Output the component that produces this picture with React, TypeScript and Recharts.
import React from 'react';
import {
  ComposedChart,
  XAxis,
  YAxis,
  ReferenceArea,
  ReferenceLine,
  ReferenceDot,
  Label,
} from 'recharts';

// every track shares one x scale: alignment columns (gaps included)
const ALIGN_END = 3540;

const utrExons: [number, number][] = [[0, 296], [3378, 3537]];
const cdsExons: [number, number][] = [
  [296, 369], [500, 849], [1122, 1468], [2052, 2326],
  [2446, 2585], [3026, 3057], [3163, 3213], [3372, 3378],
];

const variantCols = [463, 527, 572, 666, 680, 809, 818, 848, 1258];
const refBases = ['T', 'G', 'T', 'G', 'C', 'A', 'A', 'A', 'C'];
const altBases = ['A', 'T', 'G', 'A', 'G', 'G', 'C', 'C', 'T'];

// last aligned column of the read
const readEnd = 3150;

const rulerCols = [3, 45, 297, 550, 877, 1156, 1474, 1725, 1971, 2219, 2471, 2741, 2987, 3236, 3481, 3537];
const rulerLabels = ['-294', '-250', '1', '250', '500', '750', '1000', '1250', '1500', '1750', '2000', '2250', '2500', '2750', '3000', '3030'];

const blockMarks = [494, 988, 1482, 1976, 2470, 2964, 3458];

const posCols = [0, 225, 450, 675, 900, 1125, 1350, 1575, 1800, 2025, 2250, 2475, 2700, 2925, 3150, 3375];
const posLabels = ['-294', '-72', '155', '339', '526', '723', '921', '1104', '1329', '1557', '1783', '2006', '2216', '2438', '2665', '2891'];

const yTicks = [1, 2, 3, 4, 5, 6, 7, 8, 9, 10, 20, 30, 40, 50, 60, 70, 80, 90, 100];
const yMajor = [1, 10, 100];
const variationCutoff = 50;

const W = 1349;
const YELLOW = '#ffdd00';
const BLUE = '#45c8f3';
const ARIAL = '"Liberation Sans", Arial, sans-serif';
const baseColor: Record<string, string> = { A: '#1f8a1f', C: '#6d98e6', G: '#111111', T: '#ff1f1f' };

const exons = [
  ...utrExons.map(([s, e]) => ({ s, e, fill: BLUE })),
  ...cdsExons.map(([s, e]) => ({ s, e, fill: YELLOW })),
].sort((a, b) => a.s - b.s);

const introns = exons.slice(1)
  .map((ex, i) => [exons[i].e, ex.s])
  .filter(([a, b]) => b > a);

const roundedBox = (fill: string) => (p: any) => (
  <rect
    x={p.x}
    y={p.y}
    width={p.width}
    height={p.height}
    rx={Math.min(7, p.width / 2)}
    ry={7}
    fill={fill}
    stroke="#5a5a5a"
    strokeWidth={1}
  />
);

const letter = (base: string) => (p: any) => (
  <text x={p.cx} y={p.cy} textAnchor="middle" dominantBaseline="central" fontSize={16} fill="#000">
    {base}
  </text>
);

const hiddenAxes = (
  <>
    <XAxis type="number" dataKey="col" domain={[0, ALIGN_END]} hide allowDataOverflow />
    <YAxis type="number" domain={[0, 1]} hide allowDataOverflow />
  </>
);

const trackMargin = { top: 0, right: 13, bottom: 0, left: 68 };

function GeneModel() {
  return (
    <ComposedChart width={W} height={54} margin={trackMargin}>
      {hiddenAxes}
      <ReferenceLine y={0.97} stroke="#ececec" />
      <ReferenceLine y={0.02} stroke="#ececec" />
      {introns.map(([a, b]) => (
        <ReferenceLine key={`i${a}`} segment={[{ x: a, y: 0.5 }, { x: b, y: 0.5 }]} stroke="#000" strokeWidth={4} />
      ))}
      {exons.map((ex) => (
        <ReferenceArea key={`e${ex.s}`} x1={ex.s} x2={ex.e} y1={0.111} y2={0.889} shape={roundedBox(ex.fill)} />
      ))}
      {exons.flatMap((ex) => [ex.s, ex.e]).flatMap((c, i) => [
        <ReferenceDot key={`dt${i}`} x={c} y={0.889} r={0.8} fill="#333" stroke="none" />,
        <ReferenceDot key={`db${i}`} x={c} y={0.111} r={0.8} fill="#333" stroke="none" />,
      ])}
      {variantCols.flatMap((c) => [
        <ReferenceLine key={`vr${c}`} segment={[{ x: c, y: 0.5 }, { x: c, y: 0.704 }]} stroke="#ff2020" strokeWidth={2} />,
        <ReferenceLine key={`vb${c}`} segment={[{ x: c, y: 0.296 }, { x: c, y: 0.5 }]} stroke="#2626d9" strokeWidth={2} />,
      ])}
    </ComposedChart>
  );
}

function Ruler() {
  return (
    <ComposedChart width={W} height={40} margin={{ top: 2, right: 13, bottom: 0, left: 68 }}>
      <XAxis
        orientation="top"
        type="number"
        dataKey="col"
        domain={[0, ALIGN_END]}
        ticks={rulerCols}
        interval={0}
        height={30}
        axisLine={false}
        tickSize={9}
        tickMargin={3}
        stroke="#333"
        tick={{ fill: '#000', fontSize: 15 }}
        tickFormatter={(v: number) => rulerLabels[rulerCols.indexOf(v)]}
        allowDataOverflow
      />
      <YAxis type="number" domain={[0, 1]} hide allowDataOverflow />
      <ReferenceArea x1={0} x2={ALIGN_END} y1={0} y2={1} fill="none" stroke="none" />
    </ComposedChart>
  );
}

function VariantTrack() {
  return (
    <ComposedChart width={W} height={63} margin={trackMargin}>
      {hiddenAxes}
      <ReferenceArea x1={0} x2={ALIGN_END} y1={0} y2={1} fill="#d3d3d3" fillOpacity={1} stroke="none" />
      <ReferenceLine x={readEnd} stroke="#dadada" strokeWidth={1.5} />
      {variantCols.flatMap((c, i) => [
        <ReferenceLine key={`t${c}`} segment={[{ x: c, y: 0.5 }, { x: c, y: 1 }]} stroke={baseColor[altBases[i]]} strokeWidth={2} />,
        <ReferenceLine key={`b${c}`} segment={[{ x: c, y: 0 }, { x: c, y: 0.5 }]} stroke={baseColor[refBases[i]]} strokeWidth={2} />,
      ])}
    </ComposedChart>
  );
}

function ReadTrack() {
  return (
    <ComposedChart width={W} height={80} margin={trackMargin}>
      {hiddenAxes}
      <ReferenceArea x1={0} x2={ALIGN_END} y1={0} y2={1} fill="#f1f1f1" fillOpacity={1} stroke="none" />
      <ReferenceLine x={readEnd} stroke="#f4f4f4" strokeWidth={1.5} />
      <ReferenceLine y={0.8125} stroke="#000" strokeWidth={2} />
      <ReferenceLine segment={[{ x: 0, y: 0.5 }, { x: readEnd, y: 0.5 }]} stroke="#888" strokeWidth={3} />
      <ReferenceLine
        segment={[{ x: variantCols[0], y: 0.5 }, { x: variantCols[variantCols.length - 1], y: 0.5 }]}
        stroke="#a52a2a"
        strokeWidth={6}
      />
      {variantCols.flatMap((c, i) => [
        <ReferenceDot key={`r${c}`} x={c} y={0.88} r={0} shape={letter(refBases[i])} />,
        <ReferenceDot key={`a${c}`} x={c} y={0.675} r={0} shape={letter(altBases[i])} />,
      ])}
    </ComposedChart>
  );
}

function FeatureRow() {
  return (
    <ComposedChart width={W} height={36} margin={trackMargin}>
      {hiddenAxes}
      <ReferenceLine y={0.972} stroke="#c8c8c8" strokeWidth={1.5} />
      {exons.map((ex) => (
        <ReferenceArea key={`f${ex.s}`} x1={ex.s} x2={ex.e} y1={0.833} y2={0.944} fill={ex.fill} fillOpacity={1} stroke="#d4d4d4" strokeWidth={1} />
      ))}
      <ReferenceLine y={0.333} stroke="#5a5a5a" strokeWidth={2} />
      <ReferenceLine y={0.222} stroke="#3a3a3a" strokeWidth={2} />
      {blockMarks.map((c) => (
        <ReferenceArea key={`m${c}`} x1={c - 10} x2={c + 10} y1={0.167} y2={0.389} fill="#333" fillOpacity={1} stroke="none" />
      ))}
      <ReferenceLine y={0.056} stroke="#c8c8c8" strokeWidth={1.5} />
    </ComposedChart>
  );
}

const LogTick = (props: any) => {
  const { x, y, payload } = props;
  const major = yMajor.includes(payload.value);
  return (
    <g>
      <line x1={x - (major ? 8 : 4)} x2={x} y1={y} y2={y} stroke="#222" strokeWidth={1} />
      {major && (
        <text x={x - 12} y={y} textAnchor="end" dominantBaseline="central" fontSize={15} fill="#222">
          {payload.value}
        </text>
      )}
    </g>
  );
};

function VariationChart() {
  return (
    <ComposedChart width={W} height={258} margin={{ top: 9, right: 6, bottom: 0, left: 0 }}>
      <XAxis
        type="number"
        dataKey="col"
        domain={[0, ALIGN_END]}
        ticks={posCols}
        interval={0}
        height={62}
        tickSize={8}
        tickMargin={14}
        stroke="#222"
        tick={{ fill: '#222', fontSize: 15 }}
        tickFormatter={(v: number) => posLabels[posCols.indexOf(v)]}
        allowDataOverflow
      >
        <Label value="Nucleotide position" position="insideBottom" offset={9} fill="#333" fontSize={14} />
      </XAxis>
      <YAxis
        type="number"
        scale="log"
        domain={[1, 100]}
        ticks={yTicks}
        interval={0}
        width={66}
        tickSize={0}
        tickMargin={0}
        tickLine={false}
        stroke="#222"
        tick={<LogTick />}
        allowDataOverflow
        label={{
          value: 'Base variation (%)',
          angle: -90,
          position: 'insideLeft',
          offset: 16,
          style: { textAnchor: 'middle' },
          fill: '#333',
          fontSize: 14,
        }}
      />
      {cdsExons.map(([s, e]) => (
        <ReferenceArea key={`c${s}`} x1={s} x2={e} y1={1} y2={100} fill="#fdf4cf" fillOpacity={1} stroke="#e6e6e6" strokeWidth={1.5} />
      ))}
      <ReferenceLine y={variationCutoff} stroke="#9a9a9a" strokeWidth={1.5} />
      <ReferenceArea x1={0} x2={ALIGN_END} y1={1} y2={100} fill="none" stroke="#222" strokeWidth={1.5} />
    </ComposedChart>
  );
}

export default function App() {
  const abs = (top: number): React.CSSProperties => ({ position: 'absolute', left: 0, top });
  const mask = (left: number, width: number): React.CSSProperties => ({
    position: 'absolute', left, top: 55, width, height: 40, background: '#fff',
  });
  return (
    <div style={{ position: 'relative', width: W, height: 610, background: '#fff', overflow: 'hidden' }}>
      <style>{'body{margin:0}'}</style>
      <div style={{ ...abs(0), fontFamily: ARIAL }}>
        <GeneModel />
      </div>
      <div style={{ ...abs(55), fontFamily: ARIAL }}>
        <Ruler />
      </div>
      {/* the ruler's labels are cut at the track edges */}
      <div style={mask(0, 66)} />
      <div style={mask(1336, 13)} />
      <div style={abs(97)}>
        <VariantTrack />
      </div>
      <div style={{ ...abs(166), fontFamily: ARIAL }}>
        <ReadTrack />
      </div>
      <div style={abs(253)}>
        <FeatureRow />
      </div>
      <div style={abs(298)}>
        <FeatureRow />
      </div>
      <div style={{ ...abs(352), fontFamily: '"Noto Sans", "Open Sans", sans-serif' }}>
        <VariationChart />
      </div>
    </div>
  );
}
...
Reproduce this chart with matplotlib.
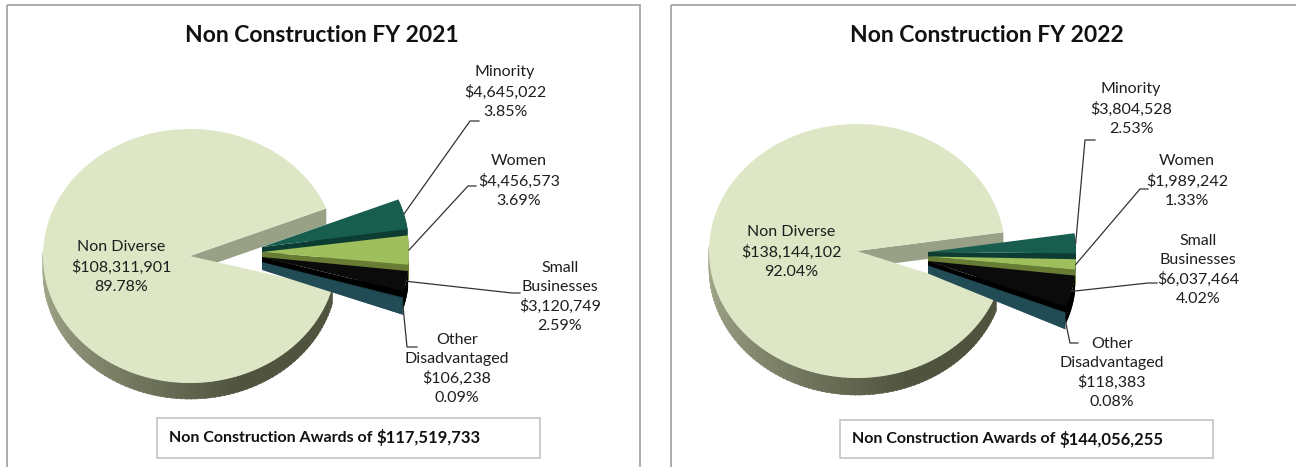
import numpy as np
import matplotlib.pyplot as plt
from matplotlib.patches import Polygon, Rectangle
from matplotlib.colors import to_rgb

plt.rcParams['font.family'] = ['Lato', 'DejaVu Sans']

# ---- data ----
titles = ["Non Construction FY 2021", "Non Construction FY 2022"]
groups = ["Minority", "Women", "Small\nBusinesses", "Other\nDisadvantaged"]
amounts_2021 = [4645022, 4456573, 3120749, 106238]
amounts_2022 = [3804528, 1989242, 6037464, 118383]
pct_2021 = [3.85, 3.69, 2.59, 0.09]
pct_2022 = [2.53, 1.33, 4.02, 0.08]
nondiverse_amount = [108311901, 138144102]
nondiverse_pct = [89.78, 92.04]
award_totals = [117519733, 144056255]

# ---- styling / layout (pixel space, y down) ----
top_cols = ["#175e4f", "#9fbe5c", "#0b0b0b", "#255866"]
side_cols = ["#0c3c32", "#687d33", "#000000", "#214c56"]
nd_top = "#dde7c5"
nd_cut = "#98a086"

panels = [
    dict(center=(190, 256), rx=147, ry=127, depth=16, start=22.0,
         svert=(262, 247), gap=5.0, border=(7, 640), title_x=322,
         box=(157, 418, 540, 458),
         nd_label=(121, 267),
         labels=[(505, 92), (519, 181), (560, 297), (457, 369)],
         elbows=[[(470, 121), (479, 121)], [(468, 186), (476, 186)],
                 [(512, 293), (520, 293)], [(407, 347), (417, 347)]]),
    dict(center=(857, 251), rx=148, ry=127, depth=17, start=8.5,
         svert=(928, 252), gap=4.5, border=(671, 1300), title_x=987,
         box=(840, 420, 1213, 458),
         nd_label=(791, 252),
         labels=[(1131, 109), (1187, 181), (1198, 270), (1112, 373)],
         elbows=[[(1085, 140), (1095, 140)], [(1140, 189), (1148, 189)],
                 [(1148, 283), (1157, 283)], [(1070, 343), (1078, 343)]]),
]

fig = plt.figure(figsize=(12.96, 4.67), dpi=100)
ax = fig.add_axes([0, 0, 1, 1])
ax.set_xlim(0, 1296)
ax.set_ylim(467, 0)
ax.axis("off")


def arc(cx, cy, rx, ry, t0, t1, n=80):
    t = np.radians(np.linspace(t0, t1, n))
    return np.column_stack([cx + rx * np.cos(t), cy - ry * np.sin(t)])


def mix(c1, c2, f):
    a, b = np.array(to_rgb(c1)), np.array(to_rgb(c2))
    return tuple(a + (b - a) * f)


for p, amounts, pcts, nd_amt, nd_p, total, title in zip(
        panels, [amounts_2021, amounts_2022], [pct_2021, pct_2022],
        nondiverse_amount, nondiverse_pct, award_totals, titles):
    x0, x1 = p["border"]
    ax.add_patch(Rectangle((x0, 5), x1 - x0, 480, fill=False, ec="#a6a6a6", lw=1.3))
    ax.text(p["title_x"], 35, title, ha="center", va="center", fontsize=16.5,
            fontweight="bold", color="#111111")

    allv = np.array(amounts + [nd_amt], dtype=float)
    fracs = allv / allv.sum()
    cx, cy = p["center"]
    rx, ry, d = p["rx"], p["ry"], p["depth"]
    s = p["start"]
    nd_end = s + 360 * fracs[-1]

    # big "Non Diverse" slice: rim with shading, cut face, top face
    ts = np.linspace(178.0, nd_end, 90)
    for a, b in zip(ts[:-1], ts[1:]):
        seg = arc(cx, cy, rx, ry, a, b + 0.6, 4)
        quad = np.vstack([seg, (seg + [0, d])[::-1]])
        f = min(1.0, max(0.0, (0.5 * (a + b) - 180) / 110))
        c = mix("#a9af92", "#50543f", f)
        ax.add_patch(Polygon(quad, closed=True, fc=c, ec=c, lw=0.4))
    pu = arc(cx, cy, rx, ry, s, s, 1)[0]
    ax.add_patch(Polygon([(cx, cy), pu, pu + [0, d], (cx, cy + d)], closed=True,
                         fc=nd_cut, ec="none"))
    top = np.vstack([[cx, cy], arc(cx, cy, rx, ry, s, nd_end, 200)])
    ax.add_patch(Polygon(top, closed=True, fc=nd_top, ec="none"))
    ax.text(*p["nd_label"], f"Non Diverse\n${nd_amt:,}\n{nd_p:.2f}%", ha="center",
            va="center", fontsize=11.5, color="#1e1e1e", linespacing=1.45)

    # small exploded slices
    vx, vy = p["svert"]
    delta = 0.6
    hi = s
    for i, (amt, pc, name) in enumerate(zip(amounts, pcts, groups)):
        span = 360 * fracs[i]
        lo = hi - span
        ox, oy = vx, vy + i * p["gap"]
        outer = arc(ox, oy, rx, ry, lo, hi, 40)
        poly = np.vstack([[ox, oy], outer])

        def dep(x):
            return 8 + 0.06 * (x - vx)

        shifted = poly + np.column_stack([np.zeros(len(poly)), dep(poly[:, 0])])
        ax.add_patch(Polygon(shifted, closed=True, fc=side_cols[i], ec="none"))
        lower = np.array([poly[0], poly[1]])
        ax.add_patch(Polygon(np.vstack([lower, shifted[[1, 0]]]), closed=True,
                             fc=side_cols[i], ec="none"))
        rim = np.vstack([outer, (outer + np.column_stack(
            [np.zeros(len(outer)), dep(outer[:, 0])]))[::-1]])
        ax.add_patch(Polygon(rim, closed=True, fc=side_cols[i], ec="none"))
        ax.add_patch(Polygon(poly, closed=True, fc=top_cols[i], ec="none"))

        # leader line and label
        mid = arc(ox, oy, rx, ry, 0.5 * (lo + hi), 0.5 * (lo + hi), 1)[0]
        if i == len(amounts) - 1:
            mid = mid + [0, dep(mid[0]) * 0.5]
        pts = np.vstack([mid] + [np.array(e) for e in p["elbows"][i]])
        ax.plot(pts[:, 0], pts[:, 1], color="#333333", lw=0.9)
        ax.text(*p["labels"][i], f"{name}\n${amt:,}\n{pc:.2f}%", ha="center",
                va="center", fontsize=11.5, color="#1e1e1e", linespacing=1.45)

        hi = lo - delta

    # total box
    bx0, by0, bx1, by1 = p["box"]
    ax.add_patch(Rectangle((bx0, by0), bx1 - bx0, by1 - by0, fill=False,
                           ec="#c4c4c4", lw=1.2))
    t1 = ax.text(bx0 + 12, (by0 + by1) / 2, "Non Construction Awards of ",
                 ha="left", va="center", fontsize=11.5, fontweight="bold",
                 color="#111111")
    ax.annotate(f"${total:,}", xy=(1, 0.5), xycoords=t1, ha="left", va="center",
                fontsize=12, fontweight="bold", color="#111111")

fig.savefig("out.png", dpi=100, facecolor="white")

**SHORT TASK**
In the listing above, find the line containing "Output the component" and the line containing "const ALIGN_END = 3540;", then repeat those two lines and everything between them exactly.

**IN RESPONSE**
Output the component that produces this picture with React, TypeScript and Recharts.
import React from 'react';
import {
  ComposedChart,
  XAxis,
  YAxis,
  ReferenceArea,
  ReferenceLine,
  ReferenceDot,
  Label,
} from 'recharts';

// every track shares one x scale: alignment columns (gaps included)
const ALIGN_END = 3540;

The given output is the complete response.